### What you have to do
Give all the lines below again, exactly, with no pictures.
* * * * * * *
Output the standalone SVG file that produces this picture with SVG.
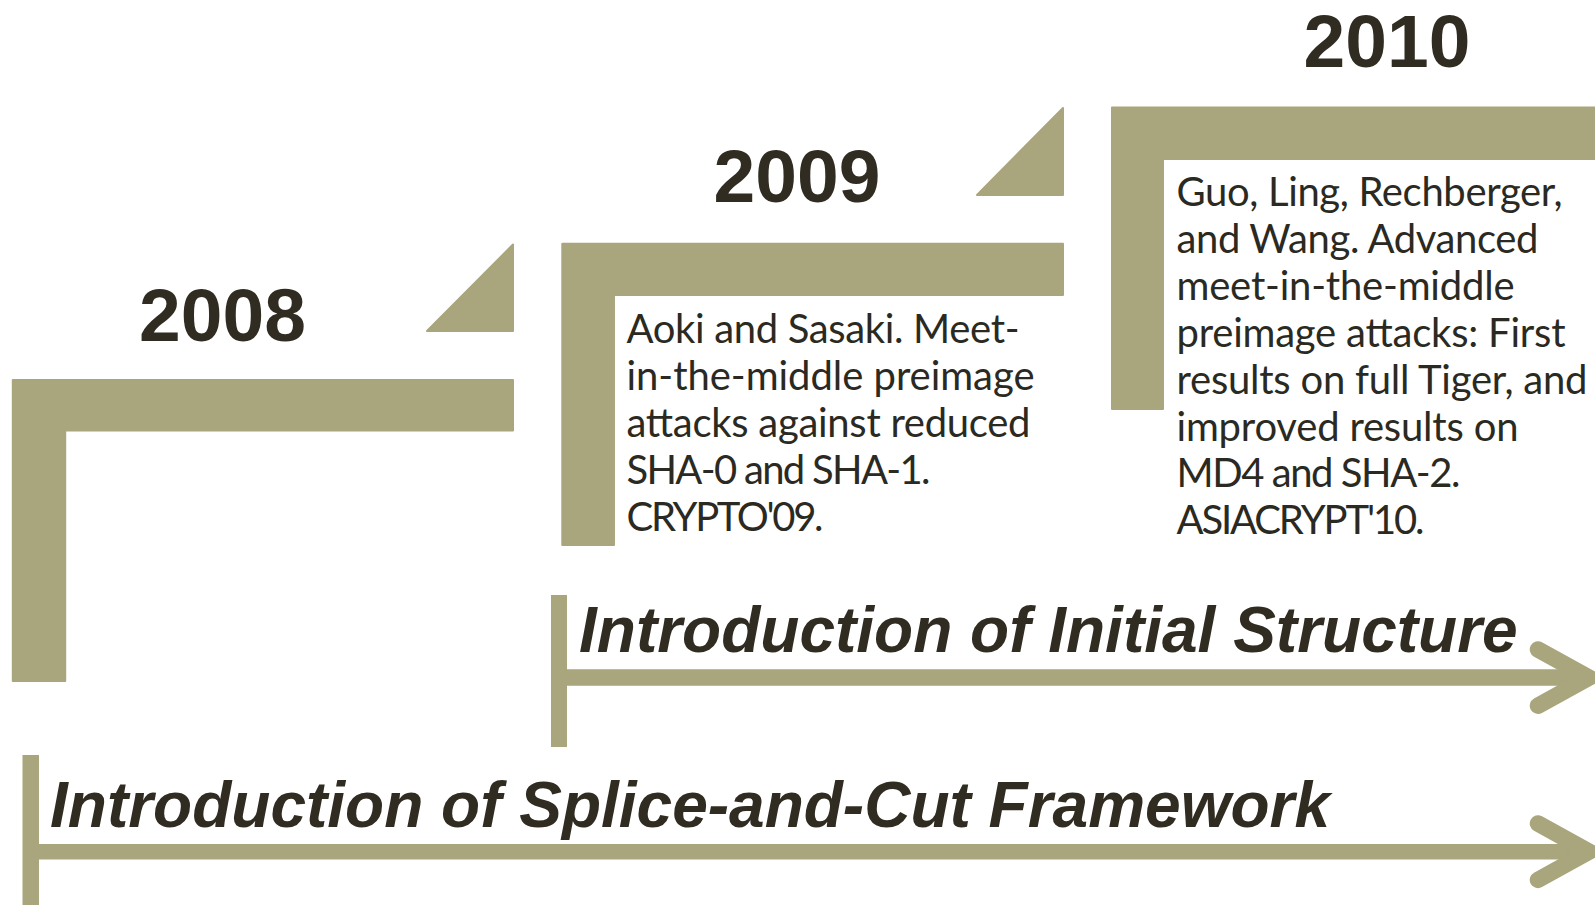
<svg xmlns="http://www.w3.org/2000/svg" width="1595" height="905" viewBox="0 0 1595 905">
  <style>
    .band { fill: #A9A57C; stroke: #A9A57C; stroke-width: 2; stroke-linejoin: round; }
    .year { font-family: "Liberation Sans", Arial, sans-serif; font-weight: bold; font-size: 75px; fill: #302C21; text-anchor: middle; }
    .ref { font-family: Lato, "Open Sans", sans-serif; font-size: 40px; fill: #2B2A22; }
    .phase { font-family: "Liberation Sans", Arial, sans-serif; font-weight: bold; font-style: italic; font-size: 64px; fill: #302C21; }
    .shaft { stroke: #A9A57C; fill: none; }
    .head { stroke: #A9A57C; fill: none; stroke-width: 16.5; stroke-linecap: round; stroke-linejoin: miter; }
    .tick { fill: #A9A57C; }
  </style>

  <!-- 2008 step -->
  <g id="step-2008">
    <path class="band" d="M12.8,380 H513 V430.5 H65.2 V681 H12.8 Z"/>
    <path class="band" d="M513,244.5 V331 H427 Z"/>
    <text class="year" x="222.5" y="341">2008</text>
  </g>

  <!-- 2009 step -->
  <g id="step-2009">
    <path class="band" d="M562.3,243.7 H1063 V295 H614 V545 H562.3 Z"/>
    <path class="band" d="M1063,108 V195 H977 Z"/>
    <text class="year" x="797" y="201.7">2009</text>
    <text class="ref" x="626.5" y="343">
      <tspan x="626.5" y="343" textLength="393">Aoki and Sasaki. Meet-</tspan>
      <tspan x="626.5" y="390" textLength="408">in-the-middle preimage</tspan>
      <tspan x="626.5" y="437" textLength="404">attacks against reduced</tspan>
      <tspan x="626.5" y="484" textLength="304">SHA-0 and SHA-1.</tspan>
      <tspan x="626.5" y="531" textLength="197">CRYPTO'09.</tspan>
    </text>
  </g>

  <!-- 2010 step -->
  <g id="step-2010">
    <path class="band" d="M1112,107.5 H1600 V159 H1163 V409 H1112 Z"/>
    <text class="year" x="1387" y="66.7">2010</text>
    <text class="ref" x="1176.5" y="206">
      <tspan x="1176.5" y="206" textLength="386">Guo, Ling, Rechberger,</tspan>
      <tspan x="1176.5" y="252.9" textLength="362">and Wang. Advanced</tspan>
      <tspan x="1176.5" y="299.8" textLength="338">meet-in-the-middle</tspan>
      <tspan x="1176.5" y="346.7" textLength="389">preimage attacks: First</tspan>
      <tspan x="1176.5" y="393.6" textLength="411">results on full Tiger, and</tspan>
      <tspan x="1176.5" y="440.5" textLength="342">improved results on</tspan>
      <tspan x="1176.5" y="487.4" textLength="284">MD4 and SHA-2.</tspan>
      <tspan x="1176.5" y="534.3" textLength="248">ASIACRYPT'10.</tspan>
    </text>
  </g>

  <!-- timeline arrows -->
  <g id="connectors">
    <g id="arrow-initial-structure">
      <line class="shaft" x1="559" y1="677.6" x2="1589" y2="677.6" stroke-width="16.5"/>
      <polyline class="head" points="1538,649.5 1589,677.6 1538,705.7"/>
      <rect class="tick" x="551" y="595" width="16" height="152"/>
    </g>
    <g id="arrow-splice-and-cut">
      <line class="shaft" x1="30" y1="851.7" x2="1589" y2="851.7" stroke-width="15.5"/>
      <polyline class="head" points="1538,823.5 1589,851.7 1538,879.9"/>
      <rect class="tick" x="22.5" y="755" width="16.5" height="150"/>
    </g>
  </g>

  <!-- phase labels -->
  <g id="label-initial-structure">
    <text class="phase" x="579" y="652.3">Introduction of Initial Structure</text>
  </g>
  <g id="label-splice-and-cut">
    <text class="phase" x="50" y="827.3">Introduction of Splice-and-Cut Framework</text>
  </g>
</svg>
* * * * * * *
### Answer in full
Output the standalone SVG file that produces this picture with SVG.
<svg xmlns="http://www.w3.org/2000/svg" width="1595" height="905" viewBox="0 0 1595 905">
  <style>
    .band { fill: #A9A57C; stroke: #A9A57C; stroke-width: 2; stroke-linejoin: round; }
    .year { font-family: "Liberation Sans", Arial, sans-serif; font-weight: bold; font-size: 75px; fill: #302C21; text-anchor: middle; }
    .ref { font-family: Lato, "Open Sans", sans-serif; font-size: 40px; fill: #2B2A22; }
    .phase { font-family: "Liberation Sans", Arial, sans-serif; font-weight: bold; font-style: italic; font-size: 64px; fill: #302C21; }
    .shaft { stroke: #A9A57C; fill: none; }
    .head { stroke: #A9A57C; fill: none; stroke-width: 16.5; stroke-linecap: round; stroke-linejoin: miter; }
    .tick { fill: #A9A57C; }
  </style>

  <!-- 2008 step -->
  <g id="step-2008">
    <path class="band" d="M12.8,380 H513 V430.5 H65.2 V681 H12.8 Z"/>
    <path class="band" d="M513,244.5 V331 H427 Z"/>
    <text class="year" x="222.5" y="341">2008</text>
  </g>

  <!-- 2009 step -->
  <g id="step-2009">
    <path class="band" d="M562.3,243.7 H1063 V295 H614 V545 H562.3 Z"/>
    <path class="band" d="M1063,108 V195 H977 Z"/>
    <text class="year" x="797" y="201.7">2009</text>
    <text class="ref" x="626.5" y="343">
      <tspan x="626.5" y="343" textLength="393">Aoki and Sasaki. Meet-</tspan>
      <tspan x="626.5" y="390" textLength="408">in-the-middle preimage</tspan>
      <tspan x="626.5" y="437" textLength="404">attacks against reduced</tspan>
      <tspan x="626.5" y="484" textLength="304">SHA-0 and SHA-1.</tspan>
      <tspan x="626.5" y="531" textLength="197">CRYPTO'09.</tspan>
    </text>
  </g>

  <!-- 2010 step -->
  <g id="step-2010">
    <path class="band" d="M1112,107.5 H1600 V159 H1163 V409 H1112 Z"/>
    <text class="year" x="1387" y="66.7">2010</text>
    <text class="ref" x="1176.5" y="206">
      <tspan x="1176.5" y="206" textLength="386">Guo, Ling, Rechberger,</tspan>
      <tspan x="1176.5" y="252.9" textLength="362">and Wang. Advanced</tspan>
      <tspan x="1176.5" y="299.8" textLength="338">meet-in-the-middle</tspan>
      <tspan x="1176.5" y="346.7" textLength="389">preimage attacks: First</tspan>
      <tspan x="1176.5" y="393.6" textLength="411">results on full Tiger, and</tspan>
      <tspan x="1176.5" y="440.5" textLength="342">improved results on</tspan>
      <tspan x="1176.5" y="487.4" textLength="284">MD4 and SHA-2.</tspan>
      <tspan x="1176.5" y="534.3" textLength="248">ASIACRYPT'10.</tspan>
    </text>
  </g>

  <!-- timeline arrows -->
  <g id="connectors">
    <g id="arrow-initial-structure">
      <line class="shaft" x1="559" y1="677.6" x2="1589" y2="677.6" stroke-width="16.5"/>
      <polyline class="head" points="1538,649.5 1589,677.6 1538,705.7"/>
      <rect class="tick" x="551" y="595" width="16" height="152"/>
    </g>
    <g id="arrow-splice-and-cut">
      <line class="shaft" x1="30" y1="851.7" x2="1589" y2="851.7" stroke-width="15.5"/>
      <polyline class="head" points="1538,823.5 1589,851.7 1538,879.9"/>
      <rect class="tick" x="22.5" y="755" width="16.5" height="150"/>
    </g>
  </g>

  <!-- phase labels -->
  <g id="label-initial-structure">
    <text class="phase" x="579" y="652.3">Introduction of Initial Structure</text>
  </g>
  <g id="label-splice-and-cut">
    <text class="phase" x="50" y="827.3">Introduction of Splice-and-Cut Framework</text>
  </g>
</svg>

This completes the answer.